Ternyata yang saya lihat adalah New Tanjung Priok, pelabuhan dan terminal peti kemas yang (saya baru tahu ternyata) dibangun di atas laut. Proyek ini ditargetkan selesai 2016, tidak lama lagi, setahun sesudah Masyarakat Ekonomi Asean (AEC) diberlakukan.
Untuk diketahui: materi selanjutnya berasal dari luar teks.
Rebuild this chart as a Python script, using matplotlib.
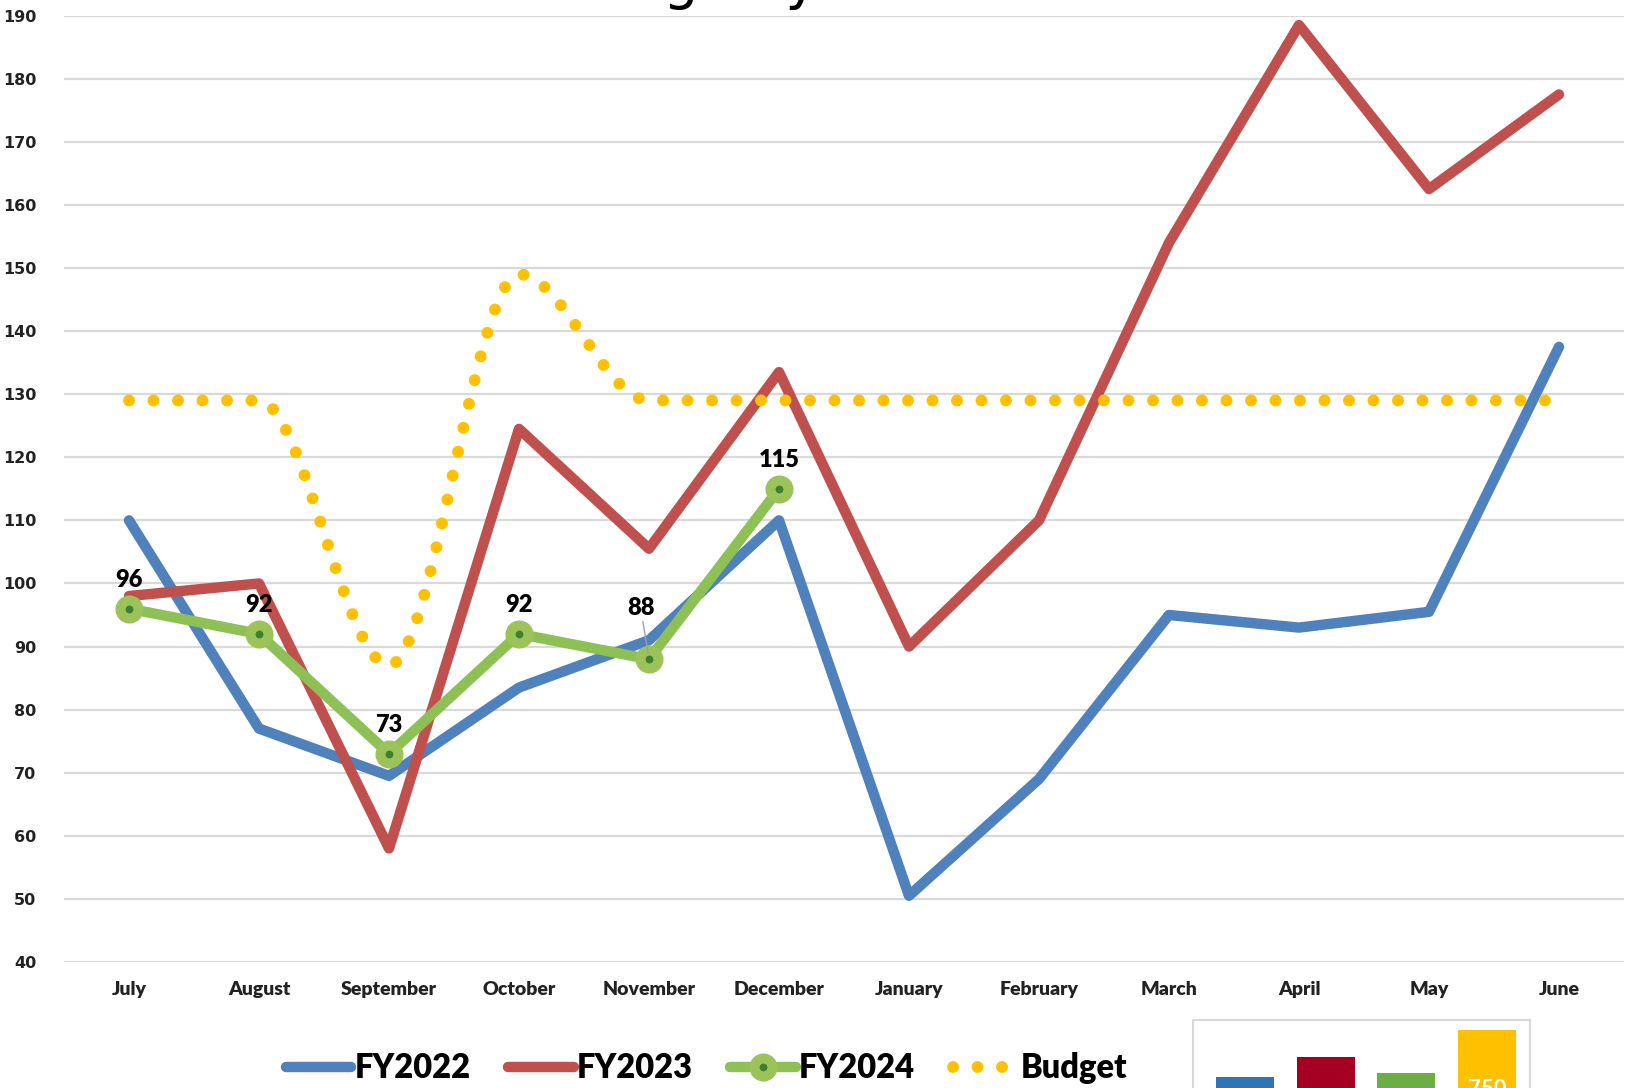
import numpy as np
import matplotlib
matplotlib.use("Agg")
import matplotlib.pyplot as plt
from matplotlib.lines import Line2D

months = ["July", "August", "September", "October", "November", "December",
          "January", "February", "March", "April", "May", "June"]
fy2022 = [110, 77, 69.5, 83.5, 91, 110, 50.5, 69, 95, 93, 95.5, 137.5]
fy2023 = [98, 100, 58, 124.5, 105.5, 133.5, 90, 110, 154, 188.5, 162.5, 177.5]
fy2024 = [96, 92, 73, 92, 88, 115]
budget = [129, 129, 87, 149, 129, 129, 129, 129, 129, 129, 129, 129]
yticks = list(range(40, 191, 10))

inset_labels = ["FY2022", "FY2023", "FY2024", "Budget"]
inset_values = [630, 680, 640, 750]

C_BLUE = "#4F81BD"
C_RED = "#C0504D"
C_GREEN = "#8DC055"
C_GOLD = "#FFC000"

W, H = 1627, 1088
fig = plt.figure(figsize=(W / 100, H / 100), dpi=100)
ax = fig.add_axes([64 / W, 1 - 962 / H, (1624 - 64) / W, (962 - 15.6) / H])

x = np.arange(len(months))


def pchip(xs, ys, n=40):
    """Monotone cubic (Fritsch-Carlson) smoothing through the data points."""
    xs = np.asarray(xs, float)
    ys = np.asarray(ys, float)
    h = np.diff(xs)
    d = np.diff(ys) / h
    m = np.zeros_like(ys)
    for k in range(1, len(ys) - 1):
        if d[k - 1] * d[k] > 0:
            w1 = 2 * h[k] + h[k - 1]
            w2 = h[k] + 2 * h[k - 1]
            m[k] = (w1 + w2) / (w1 / d[k - 1] + w2 / d[k])
        else:
            m[k] = 0.0
    m[0] = 0.0 if d[0] == 0 else d[0]
    m[-1] = 0.0 if d[-1] == 0 else d[-1]
    outx, outy = [], []
    for k in range(len(xs) - 1):
        t = np.linspace(0, 1, n, endpoint=False)
        h00 = 2 * t ** 3 - 3 * t ** 2 + 1
        h10 = t ** 3 - 2 * t ** 2 + t
        h01 = -2 * t ** 3 + 3 * t ** 2
        h11 = t ** 3 - t ** 2
        outx.extend(xs[k] + t * h[k])
        outy.extend(h00 * ys[k] + h10 * h[k] * m[k] + h01 * ys[k + 1] + h11 * h[k] * m[k + 1])
    outx.append(xs[-1])
    outy.append(ys[-1])
    return np.array(outx), np.array(outy)


lw = 7.5
ax.plot(x, fy2022, color=C_BLUE, lw=lw, solid_capstyle="round", solid_joinstyle="round", zorder=3)
ax.plot(x, fy2023, color=C_RED, lw=lw, solid_capstyle="round", solid_joinstyle="round", zorder=4)
x24 = np.arange(len(fy2024))
ax.plot(x24, fy2024, color=C_GREEN, lw=lw, solid_capstyle="round", solid_joinstyle="round",
        marker="o", ms=13, mew=7.2, mfc="#3F7F2F", mec="#9CC35A", zorder=5)
bx, by = pchip(x, budget)
ax.plot(bx, by, color=C_GOLD, lw=8.6, linestyle=(0, (0.001, 2.05)),
        dash_capstyle="round", zorder=6)

# data labels
for i, v in enumerate(fy2024):
    if i == 4:
        ax.annotate(f"{v:g}", xy=(i, v), xytext=(-6, 29), textcoords="offset points",
                    ha="center", va="bottom", fontsize=17, fontweight="heavy",
                    family="Lato", color="black", zorder=7,
                    arrowprops=dict(arrowstyle="-", color="#A0A0A0", lw=1,
                                    shrinkA=0, shrinkB=4))
    else:
        ax.annotate(f"{v:g}", xy=(i, v), xytext=(0, 13), textcoords="offset points",
                    ha="center", va="bottom", fontsize=17, fontweight="heavy",
                    family="Lato", color="black", zorder=7)

ax.set_xlim(-0.5, len(months) - 0.5)
ax.set_ylim(40, 190)
ax.set_yticks(yticks)
ax.set_yticklabels([str(t) for t in yticks], fontsize=11.5, fontweight="bold",
                   family="DejaVu Sans", color="#222222")
ax.set_xticks(x)
ax.set_xticklabels(months, fontsize=14, fontweight="heavy", family="Lato", color="#222222")
ax.tick_params(axis="both", length=0)
ax.tick_params(axis="y", pad=20)
ax.tick_params(axis="x", pad=14)
for s in ax.spines.values():
    s.set_visible(False)
ax.grid(axis="y", color="#D9D9D9", lw=1.6, zorder=0)
ax.set_axisbelow(True)

# title, mostly above the picture's top edge as in the reference
fig.text(286 / W, 1.002, "Census Average by Month", fontsize=40, family="DejaVu Sans",
         ha="left", va="baseline", color="black")

# legend
handles = [
    Line2D([], [], color=C_BLUE, lw=lw, solid_capstyle="round"),
    Line2D([], [], color=C_RED, lw=lw, solid_capstyle="round"),
    Line2D([], [], color=C_GREEN, lw=lw, solid_capstyle="round", marker="o", ms=13, mew=7.2,
           mfc="#3F7F2F", mec="#9CC35A"),
    Line2D([], [], color=C_GOLD, lw=8.6, linestyle=(0, (0.001, 2.05)), dash_capstyle="round"),
]
fig.legend(handles, ["FY2022", "FY2023", "FY2024", "Budget"], loc="center",
           bbox_to_anchor=(707 / W, 0.018), ncol=4, frameon=False,
           prop=dict(family="Lato", weight="heavy", size=23.5),
           handlelength=2.0, handletextpad=0.1, columnspacing=1.15, numpoints=1)

# inset bar chart (partially cut off at bottom)
iax = fig.add_axes([1193 / W, 1 - 1340 / H, (1530 - 1193) / W, (1340 - 1020) / H])
ix = np.arange(len(inset_values))
iax.bar(ix, inset_values, width=0.72, color=["#2E75B6", "#A50021", "#6AAE45", C_GOLD])
iax.text(3, inset_values[3] - 127, f"{inset_values[3]}", ha="center", va="top", color="white",
         fontsize=16, fontweight="bold", family="Lato")
iax.set_xlim(-0.645, 3.536)
iax.set_ylim(-52, 777)
iax.set_xticks([])
iax.set_yticks([])
for s in iax.spines.values():
    s.set_color("#D9D9D9")
    s.set_linewidth(1.5)

fig.savefig("out.png", dpi=100)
Penggarapannya membawa dampak bagi pendalaman laut di New Priok hingga 16 meter, sehingga konon nantinya kapal terbesar di dunia berisi kontainer ukuran 18.000 TEUs (Twenty Foot Equivalent Units) bisa bersandar di sini. Inilah sejarah baru tak hanya bagi dunia perkapalan dan tanah air, tapi juga sektor ekonomi secara keseluruhan.

Pada sekitar Juli 2007, saya pernah mengirim (mengekspor) Kacang Mete ke Lebanon sebanyak 26 ton melalui Pelabuhan Tanjung Mas Semarang. Dari pihak jasa cargo, mereka mengenakan biaya sangat tinggi (menurut saya) dan akan makan waktu cukup lama sampai ke Beirut. Saya geleng-geleng. Saya tahu sekali kenapa. Karena kapal dari Semarang harus ke Singapura dulu, tidak hanya transit, namun juga bongkar barang dan memuatnya ke kapal yang jauh lebih besar, digabungkan dengan kontainer-kontainer lain untuk tujuan Timur Tengah.

Inilah yang menyebabkan biaya logistik ekspor kita begitu tinggi, dan eksportir harus menanggungnya dengan menaikkan harga produk. Inilah yang membuat kita tak hanya akan sulit bersaing, namun juga akan makin jauh tertinggal di belakang.

Keberadaan New Priok nanti (semoga diikuti dengan Teluk Lamong di Surabaya) akan memungkinkan kapal-kapal raksasa bersandar di Indonesia, tak lagi harus bongkar muat di Singapura atau Hongkong kemudian dipindah ke kapal-kapal yang lebih kecil. Inilah moment yang akan mengubah peta logistik regional di Asia Tenggara, yang tentu akan membuat Singapura sebagai ‘the leading export-import hub’ di Asia Tenggara takkan bahagia.

Pelabuhan besar dengan kapasitas besar dan kedalaman alur laut yang dalam, adalah sebuah keniscayaan. Saya pernah melihat (dari dalam pesawat) kapal yang amat sangat besar antri di Jurong Port, Singapura. Semakin lama kapal-kapal berlomba dibuat semakin besar, tentu dengan pertimbangan ekonomi yang bisa difahami, kapasitas besar, daya angkut besar, hemat biaya logistik. Bayangkan kalau Indonesia tak mulai membangun pelabuhan yang punya kapasitas melayani kapal-kapal raksasa yang jumlahnya makin banyak tersebut, tentu kita akan makin jauuuuh tertinggal.

Tentu, saya berharap, terminal Peti Kemas Teluk Lamong di Surabaya juga akan segera beroperasi, sehingga setidaknya, Indonesia akan segera punya 2 pelabuhan yang mampu disinggahi kapal kapal raksasa. Tentu, kita berharap pelabuhan-pelabuhan lain seperti Belawan (Sumut), Makassar, Balikpapan atau bahkan Batam bisa dibangun setingkat dengan New Priok nantinya.

Inilah kabar yang sangat baik tak hanya bagi pelaku ekspor impor Indonesia, tapi juga sektor-sektor ekonomi yang lain. Teruslah membangun, Indonesiaku.